Calvaire de la Protestation
A l’entrée du parc de la Baronnais sur la rue Marcellin Berthelot, 22220 Tréguier
Un monument est généralement construit pour commémorer un évènement (comme une bataille), une personnalité, des personnes tuées ou disparues par faits de guerre, mais rarement en signe de protestation, cela se manifestant surtout par des dégradations. C’est pourtant le cas à Tréguier, où un calvaire a été inauguré en 1904 pour protester contre la présence d’un autre monument dans un lieu symbolique.
Ce monument a été élevé en l’honneur d’Ernest Renan, dont la statue est dominée par celle d’Athéna, allégorie de la Pensée libre. Né à Tréguier, cet écrivain, philologue et philosophe, a écris de nombreuses œuvres en rapport avec la religion, dont une « Histoire des origines du christianisme », et une « Vie de Jésus ». Dans cette dernière, la plus controversé, il défend que la biographie de Jésus doit être écrite comme celle de n’importe quel humain, et donc que les Évangiles doivent être soumis à la même analyse critique que n’importe quel document historique. Parue en 1863, elle a entrainé de nombreuses réactions partout en Europe, et le pape surnomma Ernest Renan « le blasphémateur européen ». Malgré une opposition d’une partie de la classe politique (et notamment du parti religieux), il fut membre de l’Académie française, reçu l’ordre de Grand-officier de la Légion d’honneur, et ses funérailles en 1892 eurent lieu aux frais de l’État.
L’érection d’une statue en son honneur dans sa commune natale une dizaine d’années plus tard était donc légitime. Mais il fut décidé de l’installer sur la place principale, et donc en face de la cathédrale, ce qui entraina une forte protestation dans cette région de la Bretagne encore très pieuse. Son inauguration les 12, 13 et 14 septembre 1903, avec la présence de nombreuses personnalités dont Anatole France, le ministre de l’Instruction publique Joseph Chaumié, et le Président du conseil (chef du gouvernement) Émile Combes, a rendu cet évènement encore plus symbolique, en pleine période de politique de laïcisation qui allait déboucher sur la séparation de l’Église et de l’État. Lors des célébrations un arrêté du maire interdisait même de faire sonner les cloches. Les contre-manifestants décidèrent de se réunir dans la cathédrale pour prier, mais l’ambiance tendue se traduisit par de violentes émeutes entra les partisans des deux camps.

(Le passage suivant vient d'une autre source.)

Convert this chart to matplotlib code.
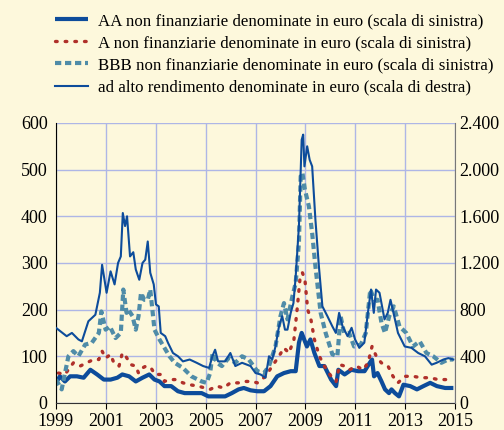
import matplotlib
matplotlib.use('Agg')
import matplotlib.pyplot as plt
from matplotlib.ticker import FuncFormatter

# decimal years, values
aa_x = [1999.0, 1999.16, 1999.36, 1999.57, 1999.84, 2000.11, 2000.38, 2000.65, 2000.92, 2001.19,
        2001.46, 2001.66, 2001.93, 2002.2, 2002.47, 2002.74, 2002.95, 2003.15, 2003.35, 2003.62,
        2003.89, 2004.16, 2004.5, 2004.84, 2005.11, 2005.45, 2005.78, 2006.05, 2006.32, 2006.53,
        2006.8, 2007.07, 2007.34, 2007.6, 2007.87, 2008.14, 2008.41, 2008.61, 2008.74, 2008.85,
        2008.95, 2009.06, 2009.2, 2009.36, 2009.56, 2009.76, 2010.03, 2010.23, 2010.32, 2010.57,
        2010.84, 2011.11, 2011.37, 2011.58, 2011.67, 2011.75, 2011.89, 2012.05, 2012.19, 2012.35,
        2012.45, 2012.59, 2012.75, 2012.93, 2013.2, 2013.47, 2013.73, 2014.0, 2014.27, 2014.6, 2014.93]
aa_y = [43, 57, 46, 57, 57, 54, 71, 61, 50, 50,
        54, 61, 57, 46, 54, 61, 50, 46, 36, 36,
        25, 21, 21, 21, 14, 14, 14, 21, 29, 32,
        27, 25, 25, 36, 57, 64, 68, 68, 129, 150,
        136, 121, 136, 107, 79, 79, 50, 36, 71, 61,
        71, 68, 68, 86, 93, 57, 64, 46, 29, 21,
        29, 21, 14, 39, 36, 29, 36, 43, 36, 32, 32]

a_x = [1999.1, 1999.36, 1999.7, 1999.97, 2000.24, 2000.5, 2000.72, 2000.85, 2000.99, 2001.19,
       2001.32, 2001.53, 2001.66, 2001.8, 2002.0, 2002.2, 2002.31, 2002.47, 2002.61, 2002.81,
       2002.97, 2003.2, 2003.35, 2003.55, 2003.82, 2004.09, 2004.36, 2004.7, 2004.97, 2005.18,
       2005.45, 2005.72, 2005.99, 2006.32, 2006.59, 2006.86, 2007.07, 2007.4, 2007.67, 2007.94,
       2008.14, 2008.34, 2008.54, 2008.68, 2008.79, 2008.88, 2008.98, 2009.09, 2009.22, 2009.36,
       2009.56, 2009.76, 2010.03, 2010.23, 2010.37, 2010.57, 2010.77, 2011.04, 2011.31, 2011.51,
       2011.67, 2011.84, 2012.04, 2012.31, 2012.51, 2012.71, 2012.98, 2013.31, 2013.65, 2013.98,
       2014.32, 2014.66, 2014.93]
a_y = [64, 61, 86, 79, 86, 93, 93, 111, 96, 104,
       86, 79, 107, 100, 82, 79, 64, 75, 79, 75,
       61, 61, 46, 50, 50, 43, 39, 36, 32, 29,
       36, 32, 43, 43, 46, 46, 43, 57, 79, 100,
       118, 107, 136, 207, 271, 279, 264, 200, 179, 136,
       100, 79, 57, 46, 82, 79, 71, 79, 71, 86,
       121, 100, 86, 79, 57, 43, 57, 57, 54, 54,
       50, 50, 46]

bbb_x = [1999.0, 1999.23, 1999.5, 1999.7, 1999.9, 2000.17, 2000.44, 2000.72, 2000.82, 2000.99,
         2001.16, 2001.39, 2001.6, 2001.7, 2001.83, 2001.9, 2002.07, 2002.2, 2002.31, 2002.41,
         2002.54, 2002.68, 2002.78, 2002.95, 2003.15, 2003.35, 2003.55, 2003.76, 2004.09, 2004.43,
         2004.84, 2005.04, 2005.18, 2005.28, 2005.45, 2005.65, 2005.92, 2006.19, 2006.46, 2006.73,
         2007.07, 2007.34, 2007.54, 2007.8, 2008.0, 2008.14, 2008.28, 2008.48, 2008.61, 2008.74,
         2008.81, 2008.88, 2008.98, 2009.14, 2009.27, 2009.4, 2009.61, 2009.81, 2010.08, 2010.28,
         2010.41, 2010.55, 2010.75, 2010.95, 2011.22, 2011.42, 2011.6, 2011.76, 2011.89, 2012.05,
         2012.19, 2012.36, 2012.54, 2012.77, 2013.04, 2013.31, 2013.58, 2013.85, 2014.12, 2014.45,
         2014.72, 2014.93]
bbb_y = [50, 29, 100, 111, 100, 125, 129, 150, 196, 157,
         164, 139, 150, 243, 193, 200, 186, 157, 186, 236,
         221, 221, 243, 157, 136, 118, 100, 86, 75, 57,
         46, 43, 64, 107, 86, 79, 96, 86, 100, 93,
         68, 64, 79, 121, 186, 214, 179, 229, 257, 343,
         486, 493, 457, 421, 364, 293, 193, 150, 104, 100,
         186, 150, 150, 121, 125, 150, 243, 221, 221, 171,
         150, 186, 207, 164, 150, 121, 132, 107, 100, 86,
         93, 93]

hy_x = [1999.0, 1999.43, 1999.64, 1999.9, 2000.04, 2000.3, 2000.58, 2000.76, 2000.85, 2001.03,
        2001.19, 2001.35, 2001.49, 2001.6, 2001.68, 2001.77, 2001.85, 2001.97, 2002.1, 2002.2,
        2002.34, 2002.47, 2002.58, 2002.68, 2002.78, 2002.92, 2003.01, 2003.12, 2003.2, 2003.38,
        2003.49, 2003.69, 2003.89, 2004.09, 2004.36, 2004.64, 2004.9, 2005.14, 2005.27, 2005.38,
        2005.5, 2005.78, 2005.99, 2006.19, 2006.46, 2006.8, 2007.0, 2007.2, 2007.4, 2007.54,
        2007.67, 2007.8, 2007.94, 2008.07, 2008.18, 2008.28, 2008.41, 2008.52, 2008.61, 2008.74,
        2008.85, 2008.91, 2008.96, 2009.07, 2009.17, 2009.27, 2009.4, 2009.54, 2009.68, 2009.88,
        2010.08, 2010.22, 2010.35, 2010.49, 2010.69, 2010.85, 2010.99, 2011.16, 2011.36, 2011.52,
        2011.63, 2011.74, 2011.83, 2011.97, 2012.17, 2012.3, 2012.41, 2012.5, 2012.71, 2012.98,
        2013.25, 2013.52, 2013.79, 2014.06, 2014.26, 2014.53, 2014.73, 2014.93]
hy_y = [644, 572, 600, 544, 528, 700, 756, 944, 1184, 944,
        1128, 1016, 1200, 1256, 1628, 1516, 1600, 1256, 1292, 1144,
        1056, 1200, 1228, 1384, 1116, 1016, 844, 828, 600, 572,
        516, 428, 400, 356, 372, 344, 316, 300, 400, 456,
        356, 356, 428, 316, 344, 316, 256, 244, 216, 400,
        372, 484, 656, 744, 628, 628, 772, 856, 1084, 1516,
        2256, 2300, 2028, 2200, 2084, 2028, 1572, 1172, 828, 744,
        656, 600, 772, 656, 572, 644, 544, 472, 516, 800,
        972, 772, 972, 944, 716, 772, 884, 800, 600, 484,
        472, 428, 400, 328, 344, 372, 384, 372]

bg = '#fdf8dc'
grid_c = '#aeb6e6'
blue = '#0d4c9b'

plt.rcParams['font.family'] = ['Liberation Serif', 'DejaVu Serif']

fig = plt.figure(figsize=(5.04, 4.30), dpi=100, facecolor=bg)
ax = fig.add_axes([0.111, 0.063, 0.792, 0.651])
ax.set_facecolor(bg)

l_aa, = ax.plot(aa_x, aa_y, color=blue, lw=3, solid_capstyle='butt',
                label='AA non finanziarie denominate in euro (scala di sinistra)')
l_a, = ax.plot(a_x, a_y, color='#b0302a', lw=2.4, linestyle=(0, (0.5, 2.4)),
               dash_capstyle='round',
               label='A non finanziarie denominate in euro (scala di sinistra)')
l_bbb, = ax.plot(bbb_x, bbb_y, color='#4f8ca8', lw=3, linestyle=(0, (1.5, 0.9)),
                 label='BBB non finanziarie denominate in euro (scala di sinistra)')

ax2 = ax.twinx()
ax2.patch.set_visible(False)
l_hy, = ax2.plot(hy_x, hy_y, color=blue, lw=1.5,
                 label='ad alto rendimento denominate in euro (scala di destra)')

ax.set_xlim(1999, 2015)
ax.set_ylim(0, 600)
ax2.set_ylim(0, 2400)
ax.set_xticks(range(1999, 2016, 2))
ax.set_yticks(range(0, 601, 100))
ax2.set_yticks(range(0, 2401, 400))
ax2.yaxis.set_major_formatter(FuncFormatter(lambda v, p: f'{int(v):,}'.replace(',', '.')))

ax.grid(True, color=grid_c, lw=1)
ax.spines['top'].set_visible(False)
ax2.spines['top'].set_visible(False)
ax2.spines['left'].set_visible(False)
ax2.spines['bottom'].set_visible(False)
ax2.spines['right'].set_color('#777777')
ax.spines['right'].set_visible(False)
ax.spines['left'].set_color('black')
ax.spines['bottom'].set_color('#333333')

ax.tick_params(axis='x', direction='out', length=4, labelsize=13, pad=3)
ax.tick_params(axis='y', length=0, labelsize=13, pad=6)
ax2.tick_params(axis='y', length=0, labelsize=13, pad=3)

fig.legend(handles=[l_aa, l_a, l_bbb, l_hy], loc='upper left',
           bbox_to_anchor=(0.095, 0.985), frameon=False, fontsize=12.2,
           handlelength=1.95, handletextpad=0.6, labelspacing=0.36,
           borderaxespad=0)

fig.savefig('out.png', dpi=100, facecolor=bg)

Cette action était ressentie par les catholiques de Bretagne comme une offense faite par la République, et afin de protester, ceux-ci lancèrent une souscription nationale, afin d’ériger un « calvaire de réparation », dit aussi « calvaire de protestation ». Construit en pierre de Kersanton (de couleur grise), le monument a été réalisé par les ateliers Yves Hernot de Lannion. Il se compose de trois colonnes portant un Christ sur la croix, entre deux larrons, et au pied desquelles se trouvent Saint Longin le Centurion, la Vierge, saint Jean, Marie-Madeleine, et Marie-Salomé. Le tout repose sur un socle, décoré d’un bas-relief représentant saint Yves, et encadré de armes de Pie X et de l’évêque de Saint-Brieuc. La parole prononcé par le centurion romain au pied de la croix est inscrite sur sa partie basse, en trois langues (latin, breton et français): « Cet homme était vraiment le Fils de Dieu ».
Le calvaire, installé sur un emmarchement, est entouré par une clôture dont chaque pilier porte la statue d’un saint, dont saint André, saint Brieuc, saint Georges, saint Maurice, saint Tugdual (fondateur de Tréguier), saint Pierre, et enfin saint Louis et Jeanne d’Arc (tous les deux à proximité du Christ en croix).
Ce calvaire a été inauguré par le Cardinal Labouré, archevêque de Rennes, le 19 mai 1904, jour de la saint Yves (né à proximité de Tréguier) et du grand pardon. Cette célébration annuelle rassemble aujourd’hui des milliers de fidèles dans la ville, qui défilent à cette occasion sous la statue d’Ernest Renan.